The Wall Street Journal article Why Runners Can’t Eat What They Want took a serious look at whether chronic exercisers need to concern themselves with diet as it relates to their heart health.
The mentality that you can run or exercise off bad diet with no ill effects is not necessarily true and sometimes can actually be a contributing factor to worsened health in general. The initial question that comes to my mind upon reading this article . . . is it the bad diets with the high intakes of modern wheat and refined carbohydrates that caused the heart problems in the first place or is it the excessive running at certain levels of intensity? Most likely it is a combination although the article did not delve much into the dietary damages.
Let’s take a deeper look at the 2 points of contention: diet and the exercise.
The Bad Diet
A bad diet is not good for anyone; depending upon genetics it will affect everyone sooner or later, some more quickly than others. So whether you are a sedentary couch potato, an excessive endurance athlete, a CrossFitter that does Hero wods on a daily basis, strength trains and thrives on three a days that is no excuse or license to make poor dietary choices.

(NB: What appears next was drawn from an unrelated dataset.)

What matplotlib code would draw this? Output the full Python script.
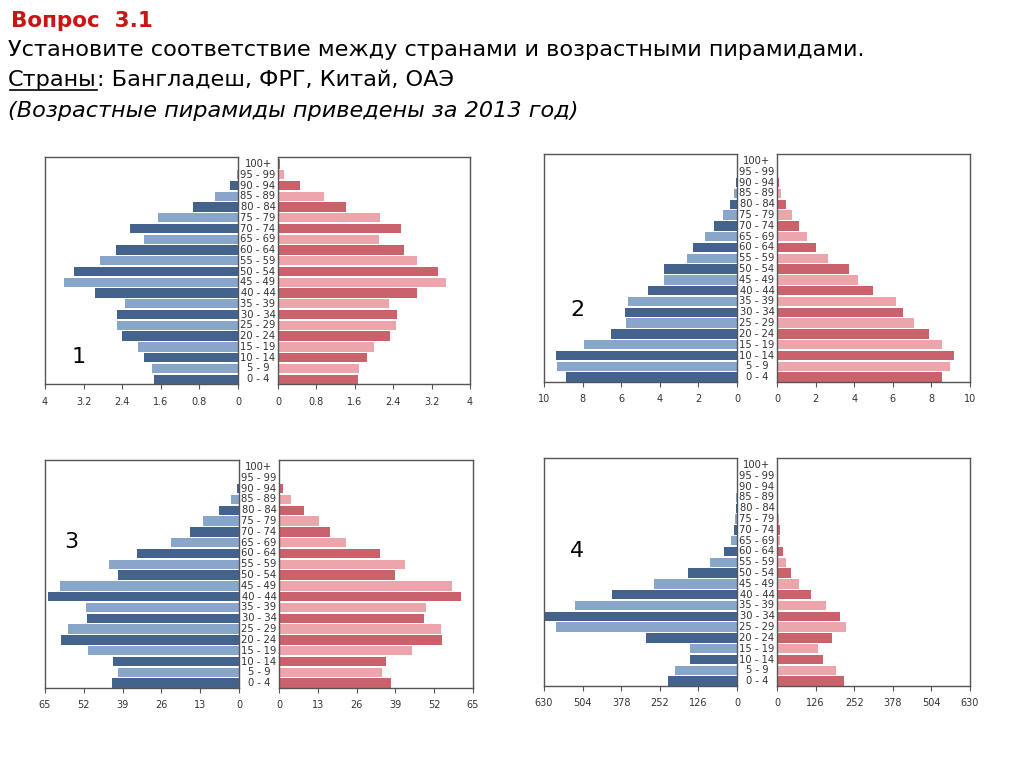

Common sense dictates that anyone exercising at a higher level and more often will have nigher caloric needs. You will need to consume enough fuel to sustain those activities as well as to repair and build. But if the fuel is not of a quality nature neither will your health or performance be.
An occasional treat should not be denied to anyone and in an overall healthy diet and lifestyle the adverse effects should be minimal to none. It’s when someone eats like that on a regular basis that problems initiate. I would say the generalized poor dietary practices of runners definitely play a contributing factor. End of story.

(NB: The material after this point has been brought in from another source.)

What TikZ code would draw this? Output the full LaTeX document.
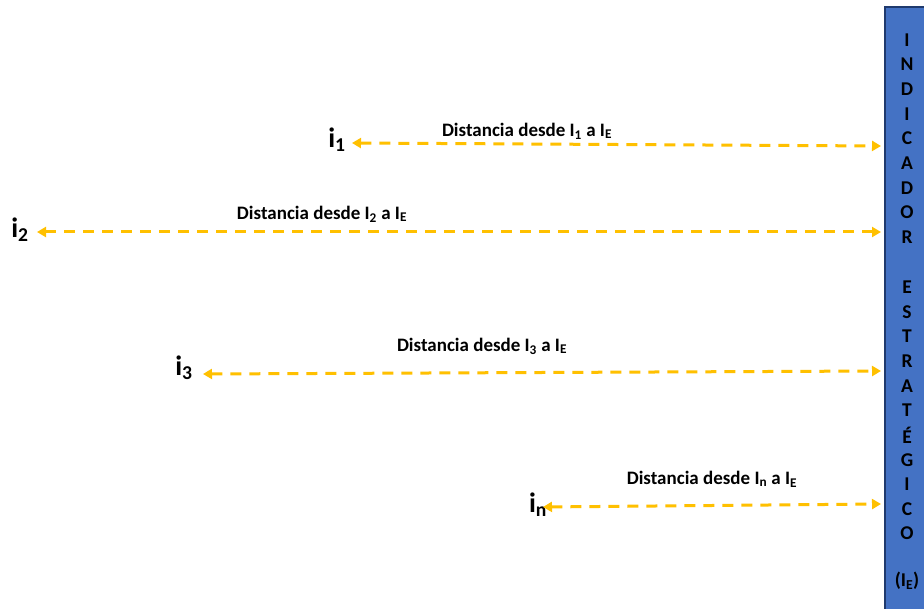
\documentclass[tikz,border=0pt]{standalone}
\usepackage{fontspec}
\setmainfont{Carlito}
\usetikzlibrary{arrows.meta}
\definecolor{barblue}{HTML}{4472C4}
\definecolor{barline}{HTML}{1F3A6E}
\definecolor{amber}{HTML}{FFC000}
\tikzset{
  dist/.style={draw=amber, line width=3pt, dash pattern=on 11pt off 8pt,
    {Triangle[length=9pt,width=10pt]}-{Triangle[length=9pt,width=10pt]}},
  lbl/.style={font=\bfseries\fontsize{19}{22}\selectfont, inner sep=0pt},
  ilbl/.style={font=\bfseries\fontsize{28}{32}\selectfont, inner sep=0pt},
  barletter/.style={font=\bfseries\fontsize{19.5}{22}\selectfont, inner sep=0pt}
}
\begin{document}
\begin{tikzpicture}[x=1pt,y=-1pt]
\useasboundingbox (0,0) rectangle (924,609);
\fill[white] (0,0) rectangle (924,609);
\draw[fill=barblue, draw=barline, line width=2pt] (885,7) rectangle (930,615);
\foreach \t/\y in {I/40,N/64.6,D/89,I/114,C/138.5,A/163,D/188,O/212,R/237,E/287,S/312,T/336,R/361,A/386,T/410,É/435,G/460,I/484,C/509,O/533}
  \node[barletter] at (907,\y) {\t};
\node[barletter] (ie) at (907,581) {(I\textsubscript{E})};

\coordinate (r1) at (881,146);
\coordinate (r2) at (881,232);
\coordinate (r3) at (881,371);
\coordinate (rn) at (881,504);

\node[ilbl] (i1) at (337,140) {i\textsubscript{1}};
\node[ilbl] (i2) at (20,230) {i\textsubscript{2}};
\node[ilbl] (i3) at (184,368) {i\textsubscript{3}};
\node[ilbl] (in) at (538,505) {i\textsubscript{n}};

\coordinate (l1) at (352,143);
\coordinate (l2) at (37,232);
\coordinate (l3) at (203,374);
\coordinate (ln) at (543,507);

\draw[dist] (l1) -- (r1);
\draw[dist] (l2) -- (r2);
\draw[dist] (l3) -- (r3);
\draw[dist] (ln) -- (rn);

\node[lbl] (d1) at (527,131) {Distancia desde I\textsubscript{1} a I\textsubscript{E}};
\node[lbl] (d2) at (322,214) {Distancia desde I\textsubscript{2} a I\textsubscript{E}};
\node[lbl] (d3) at (482,346) {Distancia desde I\textsubscript{3} a I\textsubscript{E}};
\node[lbl] (dn) at (712,479) {Distancia desde I\textsubscript{n} a I\textsubscript{E}};
\end{tikzpicture}
\end{document}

Let’s look at the cardiac issues. One group of research suggests:
“heart problems may arise not in spite of extreme-endurance exercise but because of it. That has led some cardiologists to theorize that, beyond a certain point, exercise stops preventing and starts causing heart disease.”

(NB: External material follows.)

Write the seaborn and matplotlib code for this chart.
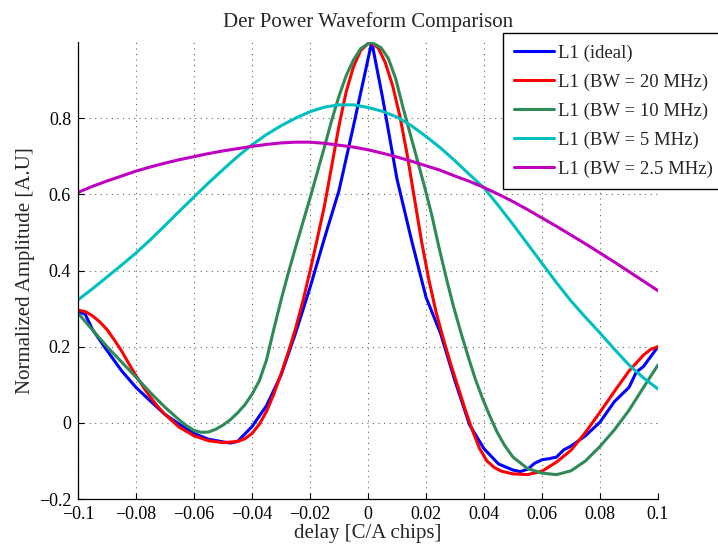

As with everything there is generally a point of diminishing returns. It’s finding the right amount and balance that is key to success.
James O’Keefe, a Kansas City cardiologist and ex-triathlete who believes sustained endurance exercise can damage the heart, said he would recommend no more than 20 miles a week at a modest pace.
This is very sage advice to me and follows the dogma of quality over quantity. Rather than upping the number of miles run each week, up the intensity and allow for more recovery.
My take on this article or the real concerns are that the body and heart are not meant to pound away at that pace for that many hours; combine that with a vegetarian, improperly prepared grains and refined carbohydrate heavy diet and you have a recipe for disaster. Throw in the genetic connection—some people are far more resilient than others and they can get away with it–and the less genetically blessed are the ones that either drop dead or suffer the degenerating consequences.
Can exercise in fact a form of addition in some cases? The Wall Street Journal article suggests so. “Some critics say that continuing to engage in endurance athletics despite cardiac disease is evidence of addiction.” I certainly agree with that. Many people seek out sport and fitness as a way to transform themselves or to overcome life challenges. I personally have, and while it builds character and makes them stronger, it can easily become an addiction – I have witnessed this happen on a number of occasions. My favorite quote on the subject is from Mark Twight, “There is a fine line between salvation and drinking poison in the jungle”. Think on it.
A more simplistic and practical take away from this article would be. . .
Eat traditional whole foods prepared properly, indulge your vices sparingly, exercise to keep the body and mind healthy to meet your goals – not defeat them.